In projection onto the image plane these vectors appear not to be orthonal. But on the sphere these vectors are orthogonal.

Projections

Why are vectors that are orthogonal on the sphere not orthogonal in the projected plane, and vice versa? That is because projection from sphere onto plane can only preserve angles from a single point. This special point is usually choosen to be the centre of the image. Great circles through the image centre become straight lines in projection. Great circles that do not go through the image centre become curved lines in projection.
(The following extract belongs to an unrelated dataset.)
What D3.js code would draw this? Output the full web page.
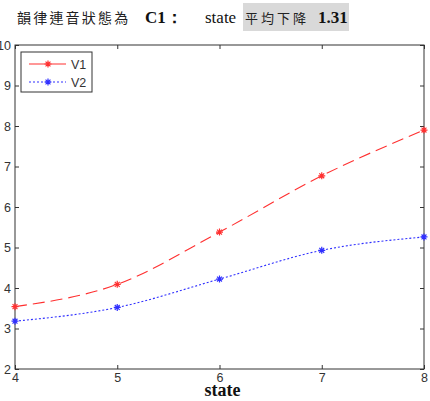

Another way to look at this is to take a unit circle on the local tangent plane. The local tangent plane is the tangent plane at some position in the image. Now project this unit circle on the image tangent plane. The image tangent plane is the tangent plane at the centre of the image.

Unit circle on the local tangent plane…	…projected onto the image tangent plane

The unit circle is divided in steps of equal angles. In projection these steps are not equal anymore. The only angle that remains unaffected is the angle between the major and minor axis of the ellipsoid. These two directions are orthogonal both in the local and image tangent plane.